The concert’s finale was the commissioned piece “(i)dentity” by Meta Cohen. The piece negotiates complex, multifaceted identities with aid of a Gertrude Stein text. Cohen stated that, although the negotiation of rigid identity labels can help create a sense of self and the acquisition of legal rights, this can consequently oversimplify one’s queerness.

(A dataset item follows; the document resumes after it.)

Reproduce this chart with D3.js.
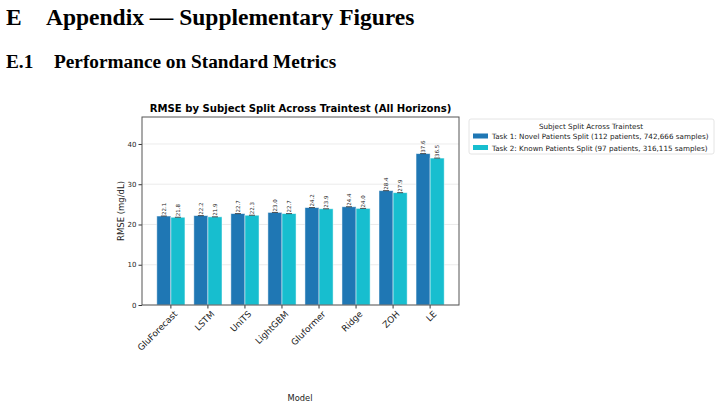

Cohen smartly captures both the pain and joy of figuring out one’s identity, turning the text inside out and tangling it up until it becomes hard to follow. “I am I because my little dog knows me” is a line that feels so personal to anybody who experiences that simple love of a small creature tethered to your soul. “I am I” is a repeated refrain throughout the piece, which Cohen gives different colours from the beautifully bright to the quietly sad and the stressfully dissonant. It is a piece that tangles and untangles itself a thousand times, surging and receding fragments of identity in joy and pain, carried gorgeously by Divisi. This piece showcases Divisi at their best, giving them a chance to shine in extremes. It was a powerful, energetic, well-rounded and perfect end to the concert.
After the concert ended, the audience and performers alike went down to the pub and we gushed over contralto Alexandra Amerides’ vibrant eyeshadow. As expected, I ran into a great deal of the music queers from the Conservatorium. My queer peers, if you will. I guess it’s true; we do, in fact, all know each other.
The fact I was surrounded by the queer community at this concert was hugely significant. Being in a classical music space is often awkward for a card-carrying queer feminist like me. Classical music lags very far behind in terms of inclusivity across all areas of the industry, but especially composers and high-level organisers. Like, program one cis white woman’s music and suddenly you’re a revolutionary. In contrast, Compose Queer was a space where I felt welcome and at peace, both as a classical singer and as a queer person. However, part of this is because I am white… which leads me to my next point, and my only real issue with the concert.
In general, I am highly supportive of any initiative that platforms queer creators and puts money in their pocket. However, it was impossible to ignore that the vast majority of the audience, vocalists and composers appeared to be white. This issue is not exclusive to Compose Queer. Classical music in general is not great with racial inclusivity, not to mention the constant infighting within the queer community about just not being racist for once. I would not expect a singular group to fix every problem in the classical music world. However, I hope that future measures can be taken to improve accessibility for People of Colour, both as creators and audience members.
In all, Compose Queer is a wonderful initiative that has resulted in a beautiful concert. I felt more at home here than I do in most concerts, because they weren’t just programming the same dead white cisgender men over and over again. Divisi has made an important contribution to the industry, and to these individual queer composers, and I am excited to see what they do next.